• _Recorded data_

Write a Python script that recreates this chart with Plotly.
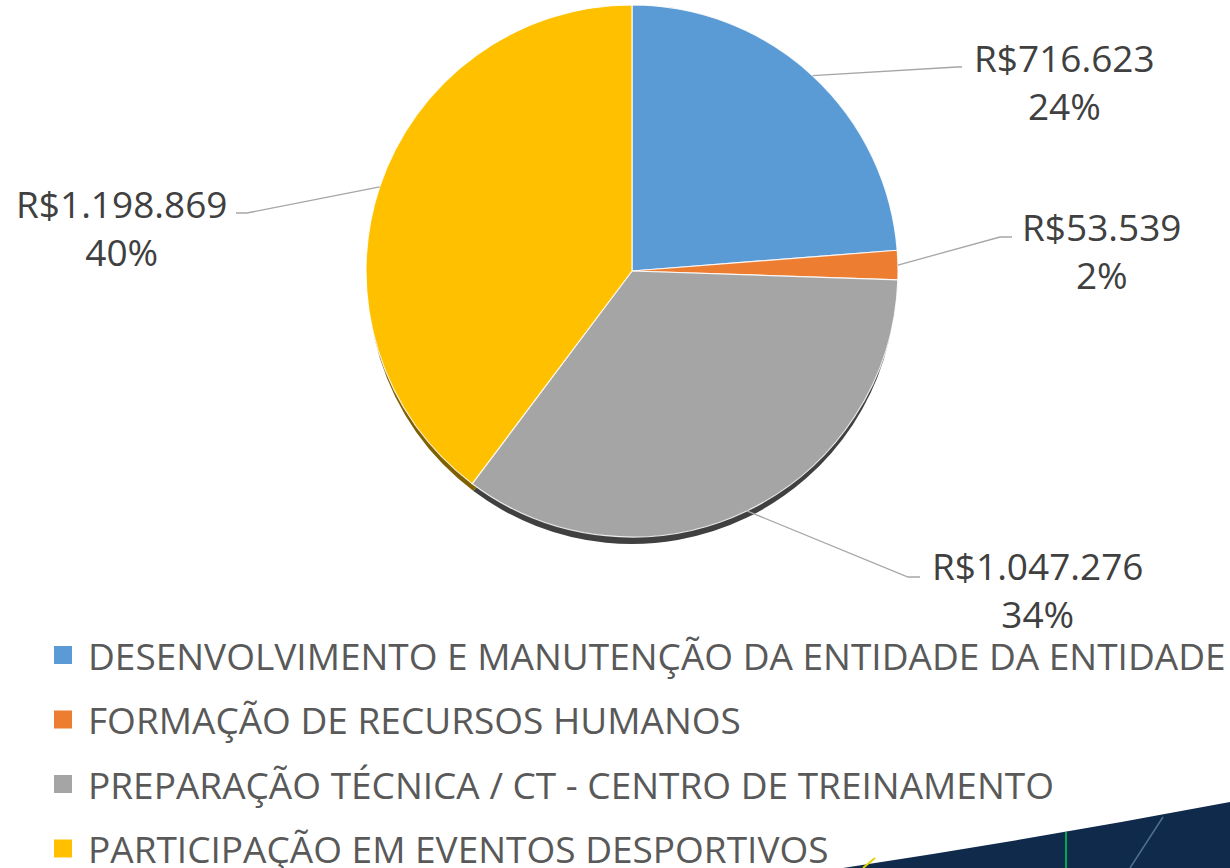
import math
import plotly.graph_objects as go

W, H = 1230, 868

categories = [
    "DESENVOLVIMENTO E MANUTENÇÃO DA ENTIDADE DA ENTIDADE",
    "FORMAÇÃO DE RECURSOS HUMANOS",
    "PREPARAÇÃO TÉCNICA / CT - CENTRO DE TREINAMENTO",
    "PARTICIPAÇÃO EM EVENTOS DESPORTIVOS",
]
values = [716623, 53539, 1047276, 1198869]
pct_labels = ["24%", "2%", "34%", "40%"]
colors = ["#5B9BD5", "#ED7D31", "#A5A5A5", "#FFC000"]
rim_colors = ["#2E5F8A", "#9C4A14", "#404040", "#7F6000"]

# layout constants (pixels)
CX, CY, R = 632, 271, 266
SHADOW = 9
label_centers = [(1064, 81), (1102, 250), (1038, 589), (122, 227)]
elbows = [((957, 67), (962, 67)), ((1000, 237), (1012, 237)),
          ((908, 577), (920, 577)), ((247, 213), (236, 213))]
legend_x_sq, legend_x_txt, legend_y0, legend_dy, sq = 54, 86, 655, 64.5, 18


def px(x):
    return x / W


def py(y):
    return 1 - y / H


def fmt(v):
    return "R$" + f"{v:,}".replace(",", ".")


fig = go.Figure()

# 3D rim (shadow pie)
fig.add_trace(go.Pie(
    labels=categories, values=values, sort=False, direction="clockwise",
    marker=dict(colors=rim_colors, line=dict(width=0)),
    textinfo="none", hoverinfo="skip", showlegend=False,
    domain=dict(x=[px(CX - R + 2), px(CX + R - 2)], y=[py(CY + SHADOW + R - 2), py(CY + SHADOW - R + 2)]),
))
fig.add_trace(go.Pie(
    labels=categories, values=values, sort=False, direction="clockwise",
    marker=dict(colors=colors, line=dict(color="rgba(255,255,255,0.85)", width=1.2)),
    textinfo="none", showlegend=False,
    domain=dict(x=[px(CX - R), px(CX + R)], y=[py(CY + R), py(CY - R)]),
))

shapes = []
annotations = []
total = sum(values)
cum = 0
for i, v in enumerate(values):
    mid = (cum + v / 2) / total * 2 * math.pi
    cum += v
    sx = CX + R * math.sin(mid)
    sy = CY - R * math.cos(mid)
    (ex, ey), (tx, ty) = elbows[i]
    shapes.append(dict(
        type="path", xref="paper", yref="paper",
        path=f"M {px(sx)},{py(sy)} L {px(ex)},{py(ey)} L {px(tx)},{py(ty)}",
        line=dict(color="#A6A6A6", width=1.3),
    ))
    lx, ly = label_centers[i]
    annotations.append(dict(
        x=px(lx), y=py(ly), xref="paper", yref="paper",
        text=f"{fmt(v)}<br>{pct_labels[i]}", showarrow=False,
        xanchor="center", yanchor="middle", align="center",
        font=dict(family="Open Sans", size=37, color="#404040"),
    ))

# manual legend
for i, c in enumerate(categories):
    yc = legend_y0 + i * legend_dy
    shapes.append(dict(
        type="rect", xref="paper", yref="paper",
        x0=px(legend_x_sq), x1=px(legend_x_sq + sq),
        y0=py(yc + sq / 2), y1=py(yc - sq / 2),
        fillcolor=colors[i], line=dict(width=0),
    ))
    annotations.append(dict(
        x=px(legend_x_txt), y=py(yc), xref="paper", yref="paper",
        text=c, showarrow=False, xanchor="left", yanchor="middle",
        font=dict(family="Open Sans", size=37, color="#595959"),
    ))

# decorative corner
shapes.append(dict(
    type="path", xref="paper", yref="paper",
    path=f"M {px(843)},{py(868)} Q {px(1040)},{py(838)} {px(1230)},{py(802)} L {px(1230)},{py(868)} Z",
    fillcolor="#0F2A4A", line=dict(width=0),
))
shapes.append(dict(type="line", xref="paper", yref="paper",
                   x0=px(875), y0=py(858), x1=px(863), y1=py(868),
                   line=dict(color="#E5D200", width=2)))
shapes.append(dict(type="line", xref="paper", yref="paper",
                   x0=px(1066), y0=py(832), x1=px(1066), y1=py(868),
                   line=dict(color="#00A651", width=2)))
shapes.append(dict(type="line", xref="paper", yref="paper",
                   x0=px(1163), y0=py(817), x1=px(1130), y1=py(868),
                   line=dict(color="#4F6F94", width=1.5)))

fig.update_layout(
    width=W, height=H, margin=dict(l=0, r=0, t=0, b=0),
    paper_bgcolor="white", plot_bgcolor="white",
    shapes=shapes, annotations=annotations, showlegend=False,
)

fig.write_html(
    "out.html",
    config={"displayModeBar": False},
    post_script="document.body.style.margin='0';document.body.style.overflow='hidden';",
)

• _Aim of the exercise_
Write out each line again precisely as it appears, skipping every picture.

• _Exercise solution_
Write a Python script that recreates this chart with Plotly.
import math
import plotly.graph_objects as go

W, H = 1230, 868

categories = [
    "DESENVOLVIMENTO E MANUTENÇÃO DA ENTIDADE DA ENTIDADE",
    "FORMAÇÃO DE RECURSOS HUMANOS",
    "PREPARAÇÃO TÉCNICA / CT - CENTRO DE TREINAMENTO",
    "PARTICIPAÇÃO EM EVENTOS DESPORTIVOS",
]
values = [716623, 53539, 1047276, 1198869]
pct_labels = ["24%", "2%", "34%", "40%"]
colors = ["#5B9BD5", "#ED7D31", "#A5A5A5", "#FFC000"]
rim_colors = ["#2E5F8A", "#9C4A14", "#404040", "#7F6000"]

# layout constants (pixels)
CX, CY, R = 632, 271, 266
SHADOW = 9
label_centers = [(1064, 81), (1102, 250), (1038, 589), (122, 227)]
elbows = [((957, 67), (962, 67)), ((1000, 237), (1012, 237)),
          ((908, 577), (920, 577)), ((247, 213), (236, 213))]
legend_x_sq, legend_x_txt, legend_y0, legend_dy, sq = 54, 86, 655, 64.5, 18


def px(x):
    return x / W


def py(y):
    return 1 - y / H


def fmt(v):
    return "R$" + f"{v:,}".replace(",", ".")


fig = go.Figure()

# 3D rim (shadow pie)
fig.add_trace(go.Pie(
    labels=categories, values=values, sort=False, direction="clockwise",
    marker=dict(colors=rim_colors, line=dict(width=0)),
    textinfo="none", hoverinfo="skip", showlegend=False,
    domain=dict(x=[px(CX - R + 2), px(CX + R - 2)], y=[py(CY + SHADOW + R - 2), py(CY + SHADOW - R + 2)]),
))
fig.add_trace(go.Pie(
    labels=categories, values=values, sort=False, direction="clockwise",
    marker=dict(colors=colors, line=dict(color="rgba(255,255,255,0.85)", width=1.2)),
    textinfo="none", showlegend=False,
    domain=dict(x=[px(CX - R), px(CX + R)], y=[py(CY + R), py(CY - R)]),
))

shapes = []
annotations = []
total = sum(values)
cum = 0
for i, v in enumerate(values):
    mid = (cum + v / 2) / total * 2 * math.pi
    cum += v
    sx = CX + R * math.sin(mid)
    sy = CY - R * math.cos(mid)
    (ex, ey), (tx, ty) = elbows[i]
    shapes.append(dict(
        type="path", xref="paper", yref="paper",
        path=f"M {px(sx)},{py(sy)} L {px(ex)},{py(ey)} L {px(tx)},{py(ty)}",
        line=dict(color="#A6A6A6", width=1.3),
    ))
    lx, ly = label_centers[i]
    annotations.append(dict(
        x=px(lx), y=py(ly), xref="paper", yref="paper",
        text=f"{fmt(v)}<br>{pct_labels[i]}", showarrow=False,
        xanchor="center", yanchor="middle", align="center",
        font=dict(family="Open Sans", size=37, color="#404040"),
    ))

# manual legend
for i, c in enumerate(categories):
    yc = legend_y0 + i * legend_dy
    shapes.append(dict(
        type="rect", xref="paper", yref="paper",
        x0=px(legend_x_sq), x1=px(legend_x_sq + sq),
        y0=py(yc + sq / 2), y1=py(yc - sq / 2),
        fillcolor=colors[i], line=dict(width=0),
    ))
    annotations.append(dict(
        x=px(legend_x_txt), y=py(yc), xref="paper", yref="paper",
        text=c, showarrow=False, xanchor="left", yanchor="middle",
        font=dict(family="Open Sans", size=37, color="#595959"),
    ))

# decorative corner
shapes.append(dict(
    type="path", xref="paper", yref="paper",
    path=f"M {px(843)},{py(868)} Q {px(1040)},{py(838)} {px(1230)},{py(802)} L {px(1230)},{py(868)} Z",
    fillcolor="#0F2A4A", line=dict(width=0),
))
shapes.append(dict(type="line", xref="paper", yref="paper",
                   x0=px(875), y0=py(858), x1=px(863), y1=py(868),
                   line=dict(color="#E5D200", width=2)))
shapes.append(dict(type="line", xref="paper", yref="paper",
                   x0=px(1066), y0=py(832), x1=px(1066), y1=py(868),
                   line=dict(color="#00A651", width=2)))
shapes.append(dict(type="line", xref="paper", yref="paper",
                   x0=px(1163), y0=py(817), x1=px(1130), y1=py(868),
                   line=dict(color="#4F6F94", width=1.5)))

fig.update_layout(
    width=W, height=H, margin=dict(l=0, r=0, t=0, b=0),
    paper_bgcolor="white", plot_bgcolor="white",
    shapes=shapes, annotations=annotations, showlegend=False,
)

fig.write_html(
    "out.html",
    config={"displayModeBar": False},
    post_script="document.body.style.margin='0';document.body.style.overflow='hidden';",
)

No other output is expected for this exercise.